If the answer is that I wouldn't want my daughter to do it, then I don't mind the government passing a law against it. I wouldn't want my daughter to be a cocaine addict or a prostitute, so in spite of the fact that it would probably be more economically efficient to legalize drugs and prostitution subject to heavy regulation/taxation, I don't mind those activities being illegal.

In other words, Levitt wants some help from his government in keeping his daughter off the pole (to cite Chris Rock's admonition to fathers).

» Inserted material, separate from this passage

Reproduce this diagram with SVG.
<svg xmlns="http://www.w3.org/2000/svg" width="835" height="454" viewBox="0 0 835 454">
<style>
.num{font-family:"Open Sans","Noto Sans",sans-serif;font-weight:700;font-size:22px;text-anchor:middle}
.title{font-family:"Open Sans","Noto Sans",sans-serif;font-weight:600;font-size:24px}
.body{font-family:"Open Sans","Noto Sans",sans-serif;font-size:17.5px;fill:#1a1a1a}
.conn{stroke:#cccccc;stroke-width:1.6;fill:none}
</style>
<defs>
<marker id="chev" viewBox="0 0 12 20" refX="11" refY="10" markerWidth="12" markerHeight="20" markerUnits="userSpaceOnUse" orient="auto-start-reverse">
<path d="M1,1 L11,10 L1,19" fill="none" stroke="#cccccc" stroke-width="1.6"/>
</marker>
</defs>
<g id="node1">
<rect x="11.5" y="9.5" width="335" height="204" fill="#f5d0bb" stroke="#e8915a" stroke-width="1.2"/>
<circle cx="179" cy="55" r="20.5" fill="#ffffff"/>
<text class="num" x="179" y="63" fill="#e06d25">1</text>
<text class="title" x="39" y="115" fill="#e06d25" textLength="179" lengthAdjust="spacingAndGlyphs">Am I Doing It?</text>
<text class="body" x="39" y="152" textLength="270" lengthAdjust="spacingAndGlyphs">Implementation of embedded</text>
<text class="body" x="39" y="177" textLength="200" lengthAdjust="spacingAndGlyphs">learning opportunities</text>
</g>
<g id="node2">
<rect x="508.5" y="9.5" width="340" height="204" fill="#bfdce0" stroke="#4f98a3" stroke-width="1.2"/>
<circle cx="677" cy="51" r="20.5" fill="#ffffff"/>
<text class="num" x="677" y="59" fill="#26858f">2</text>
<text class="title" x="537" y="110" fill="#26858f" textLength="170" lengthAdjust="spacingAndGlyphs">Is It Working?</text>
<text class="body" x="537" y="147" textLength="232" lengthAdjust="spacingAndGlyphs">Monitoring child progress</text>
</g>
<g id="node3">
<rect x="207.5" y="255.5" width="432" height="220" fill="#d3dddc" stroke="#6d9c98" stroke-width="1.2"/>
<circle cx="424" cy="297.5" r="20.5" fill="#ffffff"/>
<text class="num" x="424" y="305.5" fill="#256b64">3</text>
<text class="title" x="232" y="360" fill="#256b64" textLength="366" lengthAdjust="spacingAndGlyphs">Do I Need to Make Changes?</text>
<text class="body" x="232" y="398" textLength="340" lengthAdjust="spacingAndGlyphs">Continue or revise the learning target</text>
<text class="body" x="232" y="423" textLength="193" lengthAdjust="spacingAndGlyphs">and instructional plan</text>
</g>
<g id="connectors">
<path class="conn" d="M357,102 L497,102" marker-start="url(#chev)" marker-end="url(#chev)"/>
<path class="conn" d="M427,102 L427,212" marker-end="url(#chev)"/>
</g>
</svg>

This has led to much tut-tutting about how Levitt's sense of morality isn't sophisticated. It's just so crude for public intellectuals who happen to be fathers of daughters to think more about what's good for their daughters than what's good for random strangers. Levitt is being downright discriminatory. Why should the desires of fathers with daughters be privileged in America? What about illegal immigrant day laborers who can't afford long term relationships? Why don't the desire for prostitutes of the guys hanging around the Home Depot parking lot matter as much as those of the desire of American citizen fathers raising daughters to keep them off the pole? Don't the day laborers deserve a large supply of prostitutes to service their needs at low prices? Shouldn't a just, free market morality focus on eliminating friction costs caused by the prostitution market being illegal that keep day laborers from being able to afford as many encounters with prostitutes as they would like if prostitution were legal? Etc etc ...

In reality, we do have a political system in which the views of fathers wanting to keep their daughters off the pole do count more heavily. What we lack is a widely publicized, respectable intellectual system justifying such natural political views. This means that while the public gets its way on a lot of common sense first-order issues — I don't want my daughter to become a prostitute so I want the government to penalize prostitution — public intellectuals like Levitt (i.e., the people who are cognitively equipped to think through the impact of public policies several steps down the road) are not supposed to mention in respectable intellectual circles the second and third order effects of policies, such as immigration. Personally, I'm all for Levitt's first-order point of view. But, I agree it's not intellectually sophisticated enough, but for the opposite reason than most of the libertarians are up in arms about. I think he should be thinking not only about what's good for his young daughter but what kind of country he'd like his daughter's daughter and his daughter's daughter's daughter to be born into.

And his concerns shouldn't be just first order ones like keeping his daughter and daughter's daughter off the pole, but more sophisticated, second-order ones like what kind of people will there be in America in the future for his descendants to make more descendants for him with. What's really going to matter is not public policies about prostitution or drugs or gambling, but what kind of people live in the America that he's leaving to his descendants.

That's what we need intellectuals to think through, and the vast majority of intellectuals have been flagrantly negligent at that. They are smug about their stupidity on the subject.

The Framers of the Constitution said in the Preamble that the whole point of the Constitution was for the benefit of "ourselves and our posterity." You would think that would be one of those famous "propositions" like "All men are created equal" that everybody goes on and on about today, but "our posterity" seems to have been dropped down the memory hole.